Ancak üretimdeki bu artışa rağmen ihtiyacımızı karşılayamadığımız için yıllardır çeltik ithalatına bağımlıyız. En çok çeltiği Bulgaristan, Yunanistan ve Rusya’dan ithal ederken pirinci ise Tayland, Çin, Hindistan, Myanmar ve Arjantin’den alıyoruz. Ancak bu yıl pirinç ithalatını komşularımız Yunanistan ve Bulgaristan’dan yaptık. En fazla pirinç ithal ettiğimiz ülkelerden komşu Bulgaristan’ın Trakya’ya gelen suyu dönem dönem kısıtlayarak Edirne’deki pirinç üretimine sekte vurduğunu da belirtmek isterim.
Geçen yıl ithalat rekoru kırıldı
Türkiye, 2003 yılında 372 bin ton çeltik üretiminin 2,8 katı kadar ithalat yapmasına rağmen üretim artışı ile bu oran zamanla azaldı. Ancak 2023 yılında 997 bin ton ile Cumhuriyet döneminin ithalat rekoru kırıldı. Son 22 senede 9,7 milyon ton çeltik ithalatına 3,3 milyar dolar ödedik. Bu süre içinde üretim arttığı halde ihtiyacımızı karşılamak şöyle dursun ürettiğimizin yarısından fazlasını ithal ettik. 2010 yılından itibaren ise üretimin ortalama 924 bin ton olması üretimin son noktasına geldiğini ve nüfus artışını göz önüne aldığımızda önümüzdeki yıllarda ithalatın daha da artacağını gösteriyor.

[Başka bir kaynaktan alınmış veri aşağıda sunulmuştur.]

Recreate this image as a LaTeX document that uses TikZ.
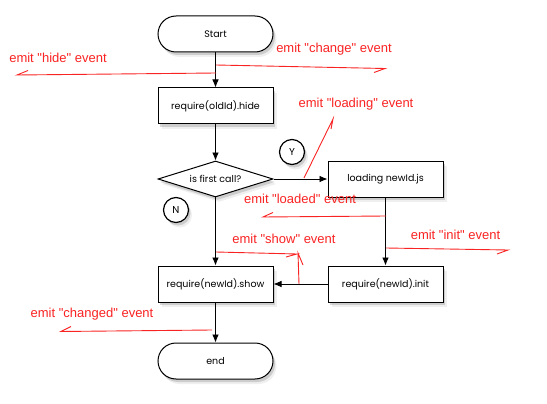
\documentclass[tikz,border=0pt]{standalone}
\usepackage{fontspec}
\setmainfont{Poppins}
\newfontfamily\notefont{Liberation Sans}
\usepackage{tikz}
\usetikzlibrary{arrows.meta,shapes.geometric,shadows}
\definecolor{notered}{RGB}{250,35,35}

\tikzset{
  box/.style={draw,line width=1pt,fill=white,minimum width=115pt,minimum height=36pt,inner sep=0pt,
    font=\fontsize{9.5}{11}\selectfont,
    drop shadow={shadow xshift=3.5pt,shadow yshift=-5pt,opacity=0.12},
    drop shadow={shadow xshift=2pt,shadow yshift=-3pt,opacity=0.3}},
  pill/.style={box,rounded corners=18pt},
  decision/.style={box,diamond,aspect=3.2},
  flag/.style={box,circle,line width=1.2pt,minimum width=0pt,minimum size=25pt,font=\fontsize{10}{11}\selectfont},
  flow/.style={-{Latex[length=8pt,width=6.5pt]},thick},
  note/.style={notered,line width=0.9pt,line join=miter},
  notelabel/.style={text=notered,font=\notefont\fontsize{13}{15}\selectfont,inner sep=0pt,text height=9pt,text depth=3pt}
}

\begin{document}
\begin{tikzpicture}[x=1pt,y=-1pt]
\useasboundingbox[fill=white] (0,0) rectangle (547,404);

% flow chart
\node[pill] (start) at (215.5,34) {Start};
\node[box] (hide) at (215.5,106) {require(oldId).hide};
\node[decision] (first) at (215.5,179) {is first call?};
\node[box] (load) at (385.5,179) {loading newId.js};
\node[box] (init) at (385.5,284) {require(newId).init};
\node[box] (show) at (215.5,284) {require(newId).show};
\node[pill] (end) at (215.5,361) {end};
\node[flag] (yes) at (292,152) {Y};
\node[flag] (no) at (176,210) {N};

\draw[flow] (start) -- (hide);
\draw[flow] (hide) -- (first);
\draw[flow] (first) -- (load);
\draw[flow] (first) -- (show);
\draw[flow] (load) -- (init);
\draw[flow] (init) -- (show);
\draw[flow] (show) -- (end);

% events
\coordinate (hide a) at (216,73);
\coordinate (hide b) at (17,75);
\coordinate (hide c) at (28,70.5);
\draw[note] (hide a) -- (hide b) -- (hide c);
\node[notelabel] (hide text) at (58,60) {emit "hide" event};

\coordinate (change a) at (216,65);
\coordinate (change b) at (385,68.5);
\coordinate (change c) at (374,72.5);
\draw[note] (change a) -- (change b) -- (change c);
\node[notelabel] (change text) at (334,50) {emit "change" event};

\coordinate (loading a) at (304,178);
\coordinate (loading b) at (333,119);
\coordinate (loading c) at (331,129);
\draw[note] (loading a) -- (loading b) -- (loading c);
\node[notelabel] (loading text) at (356,105) {emit "loading" event};

\coordinate (loaded a) at (386,216);
\coordinate (loaded b) at (263,217);
\coordinate (loaded c) at (273,212.5);
\draw[note] (loaded a) -- (loaded b) -- (loaded c);
\node[notelabel] (loaded text) at (300,201) {emit "loaded" event};

\coordinate (init a) at (386,248);
\coordinate (init b) at (508,250);
\coordinate (init c) at (497,254);
\draw[note] (init a) -- (init b) -- (init c);
\node[notelabel] (init text) at (455.5,236) {emit "init" event};

\coordinate (show a) at (216,252);
\coordinate (show b) at (297,254);
\coordinate (show c) at (286,257);
\coordinate (show d) at (299,284);
\coordinate (show e) at (298,253);
\coordinate (show f) at (303,265);
\draw[note] (show a) -- (show b) -- (show c);
\draw[note] (show d) -- (show e) -- (show f);
\node[notelabel] (show text) at (284,240) {emit "show" event};

\coordinate (changed a) at (212,330);
\coordinate (changed b) at (61,331.5);
\coordinate (changed c) at (71,326.5);
\draw[note] (changed a) -- (changed b) -- (changed c);
\node[notelabel] (changed text) at (92,314) {emit "changed" event};
\end{tikzpicture}
\end{document}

Sofralarımıza gelen her üç pirinçten biri ithal ise üretimi artırmak için yeni bir yol haritası hazırlamak gerekir. Çünkü Tarım ve Orman Bakanlığı yeni destekleme modelinde çeltiği tarımsal üretim planlama kapsamına almadı. Bu yıl çeltiğe dekara 300 lira mazot, 62 lira gübre ve 30 kuruşluk prim desteği veren bakanlık gelecek yıl çeltik üretiminde desteği sadece %19 artırdı.

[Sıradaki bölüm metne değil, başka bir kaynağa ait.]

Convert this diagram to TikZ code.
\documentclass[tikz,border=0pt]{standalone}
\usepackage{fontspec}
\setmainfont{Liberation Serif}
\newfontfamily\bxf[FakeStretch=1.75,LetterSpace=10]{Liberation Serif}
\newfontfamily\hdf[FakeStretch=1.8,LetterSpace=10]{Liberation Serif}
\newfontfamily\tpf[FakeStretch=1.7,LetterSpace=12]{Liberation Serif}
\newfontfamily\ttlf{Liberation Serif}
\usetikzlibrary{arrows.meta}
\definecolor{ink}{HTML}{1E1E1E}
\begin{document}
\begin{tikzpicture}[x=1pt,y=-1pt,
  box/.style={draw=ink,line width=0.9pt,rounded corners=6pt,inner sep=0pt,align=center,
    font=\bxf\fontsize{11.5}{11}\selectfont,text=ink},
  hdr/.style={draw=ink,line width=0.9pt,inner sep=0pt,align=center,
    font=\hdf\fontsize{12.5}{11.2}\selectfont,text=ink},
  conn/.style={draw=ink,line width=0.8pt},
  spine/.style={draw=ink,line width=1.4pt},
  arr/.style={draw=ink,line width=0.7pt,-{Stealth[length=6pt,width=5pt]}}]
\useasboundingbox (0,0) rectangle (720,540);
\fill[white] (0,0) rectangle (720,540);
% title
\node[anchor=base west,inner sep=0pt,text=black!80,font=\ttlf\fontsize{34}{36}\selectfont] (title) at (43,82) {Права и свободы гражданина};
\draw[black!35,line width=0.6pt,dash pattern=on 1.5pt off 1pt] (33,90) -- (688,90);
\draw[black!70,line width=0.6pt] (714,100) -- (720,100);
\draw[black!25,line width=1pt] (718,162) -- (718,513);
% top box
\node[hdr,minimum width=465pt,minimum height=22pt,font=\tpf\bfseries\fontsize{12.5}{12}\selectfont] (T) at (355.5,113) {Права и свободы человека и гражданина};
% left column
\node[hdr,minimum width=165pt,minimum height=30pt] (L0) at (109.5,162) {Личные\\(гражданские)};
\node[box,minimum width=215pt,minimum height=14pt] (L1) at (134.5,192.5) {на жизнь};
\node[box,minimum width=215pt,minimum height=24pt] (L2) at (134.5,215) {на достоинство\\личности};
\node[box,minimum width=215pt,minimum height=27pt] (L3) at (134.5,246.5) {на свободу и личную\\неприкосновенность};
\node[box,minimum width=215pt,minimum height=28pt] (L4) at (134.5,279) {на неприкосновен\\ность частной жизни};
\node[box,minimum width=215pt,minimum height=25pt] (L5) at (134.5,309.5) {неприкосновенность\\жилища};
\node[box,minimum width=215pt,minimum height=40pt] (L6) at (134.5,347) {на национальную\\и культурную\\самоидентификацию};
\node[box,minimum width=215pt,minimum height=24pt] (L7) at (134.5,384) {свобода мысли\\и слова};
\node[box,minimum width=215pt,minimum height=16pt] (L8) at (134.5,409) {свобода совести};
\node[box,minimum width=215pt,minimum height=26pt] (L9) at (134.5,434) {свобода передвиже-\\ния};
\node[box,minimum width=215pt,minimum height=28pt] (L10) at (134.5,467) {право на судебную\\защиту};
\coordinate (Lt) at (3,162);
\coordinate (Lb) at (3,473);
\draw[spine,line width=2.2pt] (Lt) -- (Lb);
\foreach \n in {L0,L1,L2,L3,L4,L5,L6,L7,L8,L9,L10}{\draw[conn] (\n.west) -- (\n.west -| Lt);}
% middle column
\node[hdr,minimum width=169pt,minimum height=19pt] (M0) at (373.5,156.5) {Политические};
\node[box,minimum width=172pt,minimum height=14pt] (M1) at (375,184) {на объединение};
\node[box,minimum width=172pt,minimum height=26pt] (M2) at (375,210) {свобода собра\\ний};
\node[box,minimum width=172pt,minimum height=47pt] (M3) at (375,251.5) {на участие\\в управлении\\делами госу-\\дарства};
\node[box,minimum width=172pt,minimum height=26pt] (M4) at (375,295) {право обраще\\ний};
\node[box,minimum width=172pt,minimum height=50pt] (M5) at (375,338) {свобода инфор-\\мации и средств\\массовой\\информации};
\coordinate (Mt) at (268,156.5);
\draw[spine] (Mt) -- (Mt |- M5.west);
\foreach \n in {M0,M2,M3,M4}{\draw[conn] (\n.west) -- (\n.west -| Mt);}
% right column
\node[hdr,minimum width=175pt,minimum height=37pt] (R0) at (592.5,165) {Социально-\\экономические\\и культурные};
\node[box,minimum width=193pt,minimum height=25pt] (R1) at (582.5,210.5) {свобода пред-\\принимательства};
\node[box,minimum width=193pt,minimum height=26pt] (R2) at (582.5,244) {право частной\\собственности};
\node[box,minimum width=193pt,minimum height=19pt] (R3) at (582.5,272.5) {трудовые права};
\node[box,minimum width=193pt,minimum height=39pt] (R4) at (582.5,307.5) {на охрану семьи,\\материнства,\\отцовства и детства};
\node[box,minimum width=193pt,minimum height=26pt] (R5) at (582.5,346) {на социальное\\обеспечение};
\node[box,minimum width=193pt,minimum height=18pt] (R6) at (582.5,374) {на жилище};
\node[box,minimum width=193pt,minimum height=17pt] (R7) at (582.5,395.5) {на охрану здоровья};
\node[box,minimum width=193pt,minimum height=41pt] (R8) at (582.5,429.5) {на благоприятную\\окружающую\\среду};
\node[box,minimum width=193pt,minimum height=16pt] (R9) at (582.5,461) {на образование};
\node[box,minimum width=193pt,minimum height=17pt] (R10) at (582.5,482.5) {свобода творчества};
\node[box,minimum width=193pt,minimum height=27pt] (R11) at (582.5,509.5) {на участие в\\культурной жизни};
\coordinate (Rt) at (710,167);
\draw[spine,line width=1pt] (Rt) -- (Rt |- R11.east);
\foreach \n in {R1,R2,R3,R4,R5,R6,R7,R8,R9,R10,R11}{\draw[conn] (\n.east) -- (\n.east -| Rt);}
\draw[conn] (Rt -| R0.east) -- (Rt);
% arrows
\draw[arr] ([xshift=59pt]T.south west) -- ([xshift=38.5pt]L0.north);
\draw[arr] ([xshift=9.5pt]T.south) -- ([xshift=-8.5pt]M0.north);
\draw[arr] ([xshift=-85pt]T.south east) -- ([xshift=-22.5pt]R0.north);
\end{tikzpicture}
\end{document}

Bu yıl açıklanan çeltik alım fiyatlarına bakacak olursak; üreticilerin beklentisi en azından tarımsal girdi fiyatlarındaki %48’lik artış oranında bir fiyat güncellemesi idi. Ancak TMO’nun açıkladığı fiyatlar ne yazık ki bu beklentiyi karşılamadı. Üreticiler en az çay ve fındıkta gördüğümüz kadar bir artış bekliyordu fakat Karadeniz’e gösterilen ilgi Trakya’ya gösterilmedi. Bu, çeltik üretiminde sürdürülebilirliğin tehlikede olduğuna işaret ediyor. Açıklanan fiyatlara gelince; yaşatmaz ama öldürmez diye tanımlayabiliriz. Çünkü gıda enflasyonunu frenlemek için bu sefer de çeltik üreticisi kurban seçildi.
Gelecek yıl çeltik üretiminin artarak devam etmesi için üretim alanlarında sulama probleminin aşılması gerekir. Devlet Su İşleri Genel Müdürlüğü özellikle ithalata bağlı olduğumuz ürünlerde sulama altyapı yatırımlarını tamamlamalı. Özellikle son iki yıldır kuraklık yaşayan Trakya bölgesinde sulama yatırımlarını koşar adım bitirmeli.
Sonuç olarak, tarımsal üretimin sürdürülebilirliği için daha kapsamlı bir destekleme politikası ve su yönetimi stratejisine acilen ihtiyaç var. Tarım politikalarının üreticiyi koruyan ve ülke ekonomisini güçlendiren bir yapıya kavuşturulması şart. Aksi halde hem üreticinin hem de ülke tarımının geleceği tehlikede.